Tuesday, April 17, 2012

Tired?

With my recent addiction to Pinterest, which is totally a waste of time lol, I came across a quote that really bothered me. It said something like, if you are not tired then you are not doing adulthood properly. Wow! Really? Is this what becoming an adult means these days? As a single mother of 3 daughters, I certainly know what it means to be tired, but this quote got me thinking.

The past couple of weeks I have finally decided to really slow down. I have accepted that I can't do as much as I do and realized that I don't "have" to. I felt this pressure and need to get things done in as little time as possible. Yes, a huge part of it was and still is ED talking to me but I also wonder how much of it is society's expectations on how we are to live as adults. It seems to me that we are a society of bigger and better and adults will stop at nothing to achieve it, even if that means sacrificing time and sleep. What about other countries that live a laid back life style and don't work all the time or put all this pressure on themselves? Some even have afternoon siestas.

After a few days about processing this quote, I posted on Facebook the question about why are we so tired and I am was a little surprised about one of the responses. It said something like it's because we need to live life to the fullest. As you can imagine my brain had to process again what this all meant. I had to think about what living life to fullest meant and do I just need to accept that I will be tired the rest of my life. My general conclusion, however, is that I think we can live life to the fullest without being tired adults. I refuse to accept that I will be tired my entire adult life. Here are my thoughts...

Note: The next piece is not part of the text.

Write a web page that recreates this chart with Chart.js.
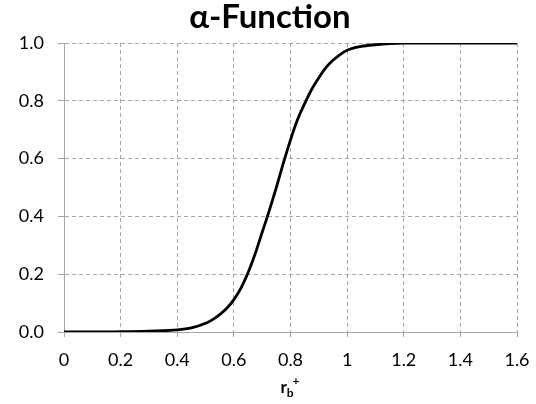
<!DOCTYPE html>
<html>
<head>
<meta charset="utf-8">
<script src="https://cdn.jsdelivr.net/npm/chart.js@4"></script>
<style>
  body { margin: 0; background: #fff; }
  #wrap { width: 536px; height: 404px; }
</style>
</head>
<body>
<div id="wrap"><canvas id="alphaChart"></canvas></div>
<script>
// values
const rbPlus = [0, 0.1, 0.2, 0.3, 0.4, 0.45, 0.5, 0.525, 0.55, 0.575, 0.6, 0.625, 0.65, 0.675, 0.7, 0.725, 0.75, 0.775, 0.8, 0.825, 0.85, 0.875, 0.9, 0.925, 0.95, 0.975, 1.0, 1.05, 1.1, 1.15, 1.2, 1.3, 1.4, 1.5, 1.6];
const alpha  = [0, 0, 0.001, 0.003, 0.007, 0.014, 0.03, 0.043, 0.06, 0.082, 0.112, 0.152, 0.205, 0.27, 0.345, 0.42, 0.50, 0.585, 0.665, 0.735, 0.79, 0.84, 0.88, 0.915, 0.94, 0.96, 0.975, 0.988, 0.994, 0.998, 1.0, 1.0, 1.0, 1.0, 1.0];
const xTicks = [0, 0.2, 0.4, 0.6, 0.8, 1, 1.2, 1.4, 1.6];
const yTicks = [0, 0.2, 0.4, 0.6, 0.8, 1.0];

const FONT = 'Lato, "Liberation Sans", sans-serif';

const labels = {
  id: 'labels',
  afterDraw(chart) {
    const {ctx, width, chartArea: {left, right}} = chart;
    ctx.save();
    ctx.fillStyle = '#000';
    ctx.textBaseline = 'alphabetic';
    // title
    ctx.font = 'bold 33px ' + FONT;
    ctx.textAlign = 'center';
    ctx.fillText('\u03b1-Function', width / 2 + 2, 28);
    // axis title r_b^+
    const cx = (left + right) / 2;
    ctx.textAlign = 'left';
    ctx.font = 'bold 17px ' + FONT;
    const wr = ctx.measureText('r').width;
    ctx.font = 'bold 12px ' + FONT;
    const wb = ctx.measureText('b').width;
    const wp = ctx.measureText('+').width;
    let x = cx - (wr + wb + wp) / 2;
    ctx.font = 'bold 17px ' + FONT;
    ctx.fillText('r', x, 393);
    x += wr;
    ctx.font = 'bold 12px ' + FONT;
    ctx.fillText('b', x, 397);
    ctx.fillText('+', x + wb - 1, 385);
    ctx.restore();
  }
};

new Chart(document.getElementById('alphaChart'), {
  type: 'line',
  data: {
    datasets: [{
      data: rbPlus.map((r, i) => ({x: r, y: alpha[i]})),
      borderColor: '#000',
      borderWidth: 2.8,
      pointRadius: 0,
      fill: false,
      cubicInterpolationMode: 'monotone'
    }]
  },
  options: {
    responsive: true,
    maintainAspectRatio: false,
    animation: false,
    layout: { padding: { left: 0, right: 19, top: 43, bottom: 0 } },
    plugins: { legend: { display: false }, tooltip: { enabled: false } },
    scales: {
      x: {
        type: 'linear',
        min: 0, max: 1.6,
        afterBuildTicks: s => { s.ticks = xTicks.map(v => ({value: v})); },
        afterFit: s => { s.height = 72; s.paddingLeft = 0; s.paddingRight = 0; },
        ticks: {
          color: '#000',
          font: { family: FONT, size: 18 },
          padding: 12,
          maxRotation: 0,
          callback: v => String(Math.round(v * 10) / 10)
        },
        grid: { color: '#a6a6a6', tickLength: 5, tickColor: '#a6a6a6' },
        border: { color: '#a6a6a6', dash: [4, 3] }
      },
      y: {
        min: 0, max: 1.0,
        afterBuildTicks: s => { s.ticks = yTicks.map(v => ({value: v})); },
        afterFit: s => { s.width = 64; s.paddingTop = 0; s.paddingBottom = 0; },
        ticks: {
          color: '#000',
          font: { family: FONT, size: 18 },
          padding: 14,
          callback: v => v.toFixed(1)
        },
        grid: { color: '#a6a6a6', tickLength: 6, tickColor: '#a6a6a6' },
        border: { color: '#a6a6a6', dash: [4, 3] }
      }
    }
  },
  plugins: [labels]
});
</script>
</body>
</html>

First a disclaimer: I fully understand and accept that there are certain times in our lives that we will be tried, especially mothers of young children that need our attention in the middle of the night. I also understand that we make choices to be temporarily tired, like going to school or choosing to hang out with a friend staying up too late or being there for someone in need. There are many reasons why we may choose to be tired for a short time which all depends on our personal choices and circumstances.
With that said, I have been a young mother of young children, a single mother, a college student, a full-time employee, and involved in recovery and much more, so I know what it means to be tired. And yes, I have done all this at the same time. I am guilty of overfilling my plate. Why? Well because I have to keep up with the expectations of others and society. When I really think about it, it's very sad that we are a society of keeping up with this unsaid expectation that we have to be bigger and better than our neighbor.

Here's the thing, how many of us secretly wish we didn't "have" to? How many of us wish that we could just sit and take a deep breath or run away from all this? My guess is that there are many more than you think that have secret wishes and thoughts. I know that I do and I know that I want to World to just stop for a little bit so I can catch up. Why can't I just live me life the way I want to and according to who I am and go as slow as I want to? But I can and so can everyone else. I refuse to accept that I am going to be a tired adult for the rest of my life because that is not what I want.

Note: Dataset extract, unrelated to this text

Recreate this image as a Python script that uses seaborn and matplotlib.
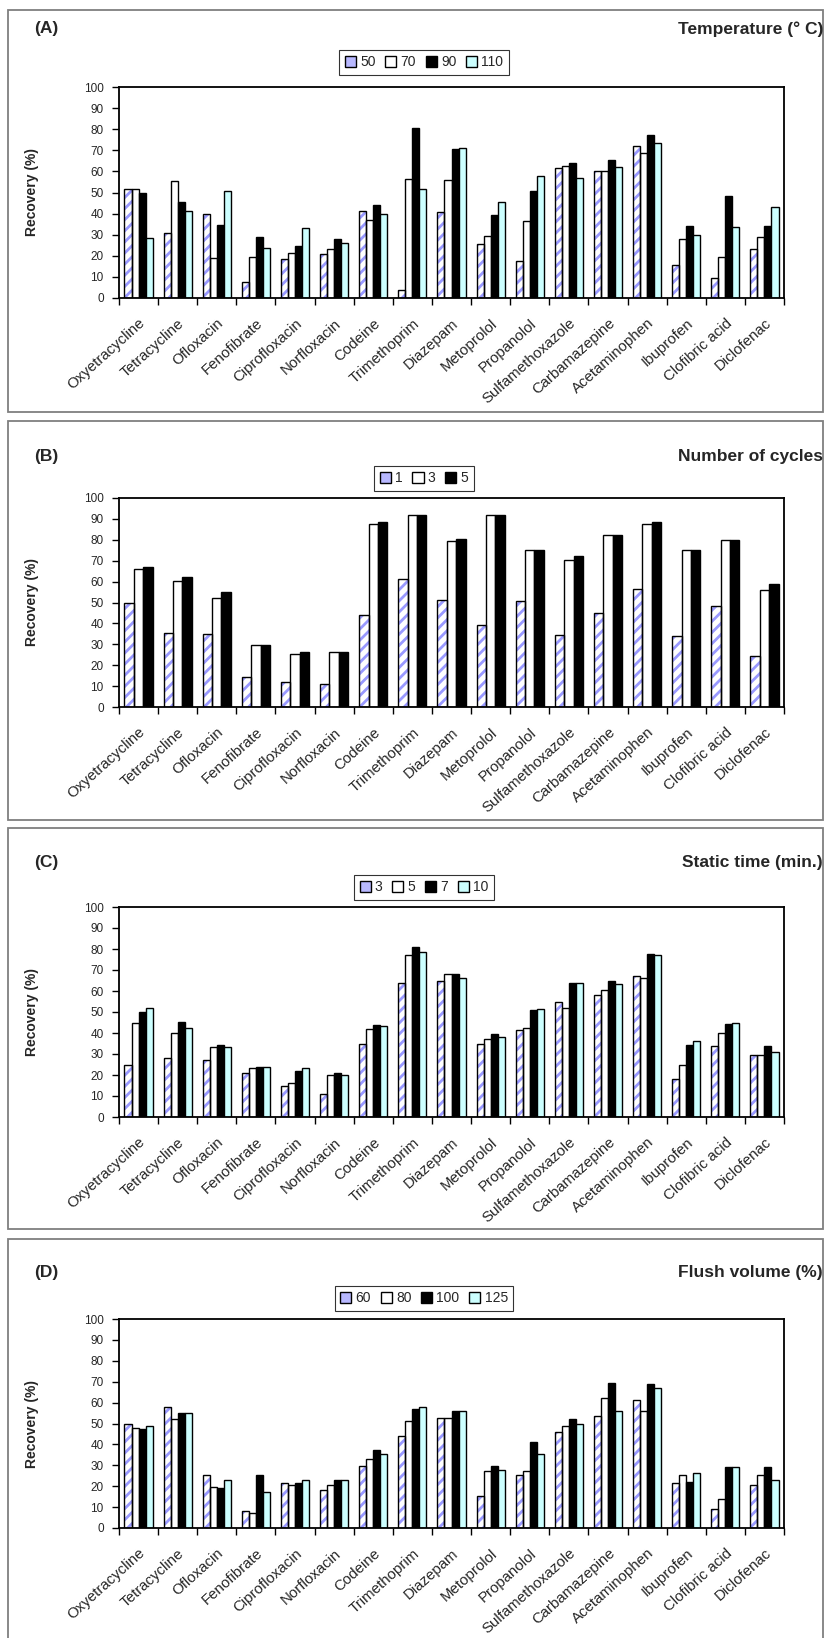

Living life to the fullest to me means to take care of myself, mind, body, and soul. If one of these is out of balance then yes I will be tired. Taking care of my mind at this stage in my life means to focus on my recovery and work through some difficult issues that are weighing me down. Clearing my head from all the bad and only allowing in the positive. Taking care of my body means to fuel it with what it needs, exercise it, and make sure it gets enough rest. Taking care of my soul means to learn what it needs. Take deep breaths, meditate on what it's important, and fuel it with positive people and conversations. It also means to stop and draw a picture and to things that I love. Without a proper balance of all of these things I couldn't enjoy life. I can't enjoy playing with children if I am tired. I can't enjoy my art if I am not rested enough to put the pencil to the paper. I can't enjoy my time at a social function if I haven't slept in a few days.

With taking care of my mind, body, and soul, I am teaching my children the same. They will also learn not to push themselves to exhaustion. They will learn that they do not have to be what the World expects them to be. They don't need bigger and better and don't need to kill themselves trying to get it. I will eventually achieve my goals and I fully believe my children will too, but in the meantime I want them to know to take care of themselves. I want them to know to enjoy life and live it to the fullest in a healthy way.